Sid Mannix

Personal information
- Full name: Sydney Edward Mannix
- Born: 13 July 1910 Paddington, New South Wales, Australia
- Died: 2 May 1986 (aged 75)

Playing information
- Position: Wing
Club
| Years | Team | Pld | T | G | FG | P |
| 1930–32 | Sydney University | 36 | 8 | 0 | 0 | 24 |
| 1935 | South Sydney | 1 | 0 | 0 | 0 | 0 |
|  | Total | 37 | 8 | 0 | 0 | 24 |
- Source:

= Sid Mannix =

Australian rugby league footballer (1910–1986)

Sydney Edward Mannix (13 July 1910 – 2 May 1986) was an Australian rugby league footballer.

Born in Paddington, Mannix had a background in athletics and was associated with the Kensington club. He competed in sprint events and was at one time a relay teammate of Olympian James Carlton.

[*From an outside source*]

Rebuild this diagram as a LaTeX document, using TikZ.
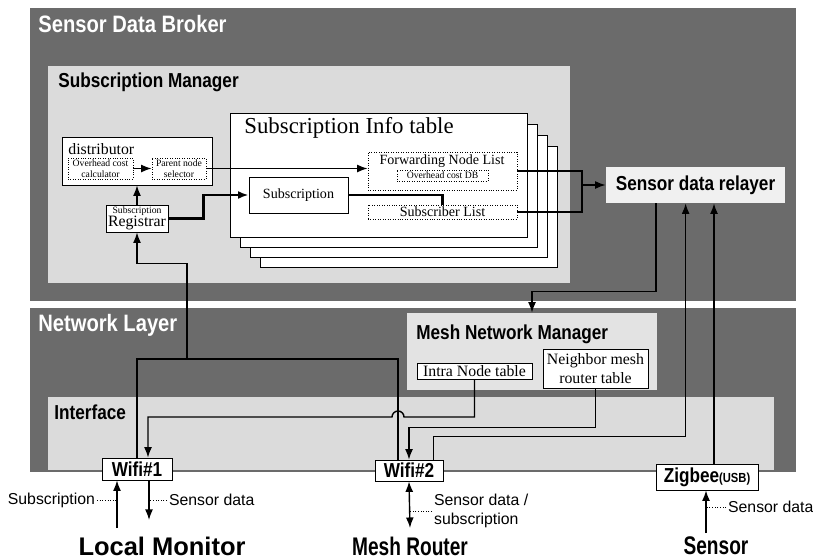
\documentclass[tikz,border=0pt]{standalone}
\usepackage{fontspec}
\setmainfont{Liberation Serif}
\setsansfont{Liberation Sans}
\newfontfamily\headfont[FakeStretch=0.85]{Liberation Sans}
\newfontfamily\endfont[FakeStretch=0.75]{Liberation Sans}
\usepackage{tikz}
\usetikzlibrary{calc,fit,arrows.meta}
\tikzset{
% Shaded layers and panels, white tables, bold captions
layer/.style={fill=black!58,inner sep=0},
panel/.style={fill=black!14,inner sep=0},
tbl/.style={draw,fill=white,inner sep=0},
dtbl/.style={tbl,densely dotted},
txt/.style={inner sep=0,align=center,font=\fontsize{8}{9.5}\selectfont},
tiny/.style={inner sep=0,align=center,font=\fontsize{5.5}{6.5}\selectfont},
layer title/.style={anchor=west,inner sep=0,text=white,font=\headfont\bfseries\fontsize{13.5}{15}\selectfont},
panel title/.style={anchor=west,inner sep=0,font=\headfont\bfseries\fontsize{11.5}{13}\selectfont},
port text/.style={inner sep=0,font=\headfont\bfseries\fontsize{11.5}{13}\selectfont},
end label/.style={font=\endfont\bfseries\fontsize{14.5}{16}\selectfont},
note/.style={inner sep=1pt,font=\sffamily\fontsize{9}{10.5}\selectfont},
link/.style={line width=0.8pt},
leader/.style={densely dotted,line width=0.5pt}
}

\begin{document}
\begin{tikzpicture}[x=0.02cm,y=-0.02cm,>={Latex[length=6pt,width=4.5pt]}]
\useasboundingbox (0,0) rectangle (813,558);
\fill[white] (0,0) rectangle (813,558);

\node[layer,fit={(30,8) (796,301)}] (broker) {};
\node[layer,fit={(30,308) (796,472)}] (netlayer) {};
\node[panel,fit={(48,66) (570,283)}] (submgr) {};
\node[panel,fit={(48,397) (774,470)}] (iface) {};
\node[panel,fill=black!11,fit={(407,313) (657,390)}] (meshmgr) {};
\node[panel,fill=black!6,fit={(606,167) (785,203)}] (relayer) {};

\node[layer title] (brokertxt) at (38,24) {Sensor Data Broker};
\node[layer title] (nettxt) at (38,325) {Network Layer};
\node[panel title] (submgrtxt) at (58,82) {Subscription Manager};
\node[panel title] (ifacetxt) at (54,412) {Interface};
\node[panel title] (meshtxt) at (416,334) {Mesh Network Manager};
\node[port text] (relaytxt) at (relayer) {Sensor data relayer};

\node[tbl,fit={(62,137) (212,185)}] (dist) {};
\node[anchor=west,inner sep=0,font=\fontsize{9}{10}\selectfont] (disttxt) at (68,149) {distributor};
\node[dtbl,fit={(68,158) (133,179)}] (calc) {};
\node[tiny] (calctxt) at (calc) {Overhead cost\\calculator};
\node[dtbl,fit={(152,158) (206,179)}] (sel) {};
\node[tiny] (seltxt) at (sel) {Parent node\\selector};
\node[tbl,fit={(106,205) (168,232)}] (reg) {};
\node[tiny] (regtxt1) at (137,211) {Subscription};
\node[txt,font=\fontsize{9}{10}\selectfont] (regtxt2) at (137,223) {Registrar};

\foreach \k in {3,2,1,0}
  \node[tbl,fit={({230+10*\k},{113+11*\k}) ({527+10*\k},{237+10*\k})}] (sheet\k) {};
\node[anchor=west,inner sep=0,font=\fontsize{13}{15}\selectfont] (infotxt) at (244,128) {Subscription Info table};
\node[dtbl,fit={(368,152) (517,190)}] (fwd) {};
\node[txt] (fwdtxt) at (442,161) {Forwarding Node List};
\node[dtbl,fit={(397,170) (488,181)}] (costdb) {};
\node[tiny] (costdbtxt) at (costdb) {Overhead cost DB};
\node[tbl,fit={(249,177) (348,213)}] (subs) {};
\node[txt] (substxt) at (subs) {Subscription};
\node[dtbl,fit={(368,205) (517,219)}] (sublist) {};
\node[txt] (sublisttxt) at (sublist) {Subscriber List};

\node[tbl,fit={(417,363) (532,379)}] (intra) {};
\node[txt,font=\fontsize{9}{11}\selectfont] (intratxt) at (intra) {Intra Node table};
\node[tbl,fit={(543,349) (648,388)}] (nbr) {};
\node[txt,font=\fontsize{9}{11}\selectfont] (nbrtxt) at (nbr) {Neighbor mesh\\router table};

\node[tbl,fit={(102,458) (172,480)}] (wifi1) {};
\node[port text] (wifi1txt) at (wifi1) {Wifi\#1};
\node[tbl,fit={(375,460) (443,481)}] (wifi2) {};
\node[port text] (wifi2txt) at (wifi2) {Wifi\#2};
\node[tbl,fit={(656,464) (758,490)}] (zigbee) {};
\node[port text] (zigbeetxt) at (zigbee) {Zigbee{\fontsize{7.5}{8}\selectfont(USB)}};

\coordinate (relayin) at (582,185);
\coordinate (upjn) at (187,359);
\coordinate (hump) at (398,417);

\draw[->,link] (calc) -- (sel);
\draw[->,link] (sel.east) -- (sel.east -| fwd.west);
\draw[->,link] (reg.north) -- (reg.north |- dist.south);
\draw[->,line width=1.6pt] (reg.east) -- ++(35,0) |- (subs.west);
\draw[line width=1.2pt] (subs.east) -| (sublist.north);
\draw[link] (fwd.east) -| (relayin);
\draw[link] (sublist.east) -| (relayin);
\draw[->,link] (relayin) -- (relayer.west);
\draw[->,link] ($(relayer.south west)!0.28!(relayer.south east)$) -- ++(0,88) -| (meshmgr.north);

\draw[link] (wifi1.north) |- (upjn) -| ([xshift=-0.22cm]wifi2.north);
\draw[->,link] (upjn) |- ([yshift=-0.62cm]reg.south) -- (reg.south);
\draw[->,link] (intra.south) |- ([xshift=0.12cm]hump) arc[start angle=0,end angle=180,radius=0.12cm] -| ([xshift=0.22cm]wifi1.north);
\draw[->,link] (nbr.south) -- ++(0,39) -| (wifi2.north);
\draw[->,link] ([xshift=-0.2cm]wifi2.north east) -- ++(0,-23) -| ([xshift=1.6cm]relayer.south west);
\draw[->,link] ([xshift=0.14cm]zigbee.north) -- ([xshift=0.14cm]zigbee.north |- relayer.south);

\coordinate (lmup) at (117,528);
\coordinate (lmdown) at (149,520);
\coordinate (mrend) at (410,528);
\coordinate (snup) at (706,533);
\draw[->,link] (lmup) -- (lmup |- wifi1.south);
\draw[<-,link] (lmdown) -- (lmdown |- wifi1.south);
\draw[<->,link] (wifi2.south) -- (mrend);
\draw[->,link] (snup) -- (snup |- zigbee.south);

\node[note,anchor=east] (subnote) at (97,500) {Subscription};
\node[note,anchor=west] (sdnote) at (167,500) {Sensor data};
\node[note,anchor=west,align=left] (mrnote) at (432,511) {Sensor data /\\subscription};
\node[note,anchor=west] (snnote) at (726,507) {Sensor data};
\draw[leader] (subnote.east) -- (subnote.east -| lmup);
\draw[leader] (sdnote.west) -- (sdnote.west -| lmdown);
\draw[leader] (mrnote.west) -- (mrnote.west -| mrend);
\draw[leader] (snnote.west) -- (snnote.west -| snup);

\node[end label,font=\sffamily\bfseries\fontsize{14.5}{16}\selectfont] (lmon) at (162,546) {Local Monitor};
\node[end label] (mrouter) at (410,546) {Mesh Router};
\node[end label] (sensor) at (716,546) {Sensor};
\end{tikzpicture}
\end{document}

Mannix played first–grade rugby league for Sydney University from 1930 to 1932. Although utilised mainly on a wing, Mannix could also play centre and five–eighth. He subsequently plied his trade in Newcastle, before returning to Sydney in 1935 to play for South Sydney. His time with the Rabbitohs was brief and after just one first–grade appearance left to coach Moree. He moved on to Canowindra in 1936 and represented Western Division that year against the touring Great Britain national team.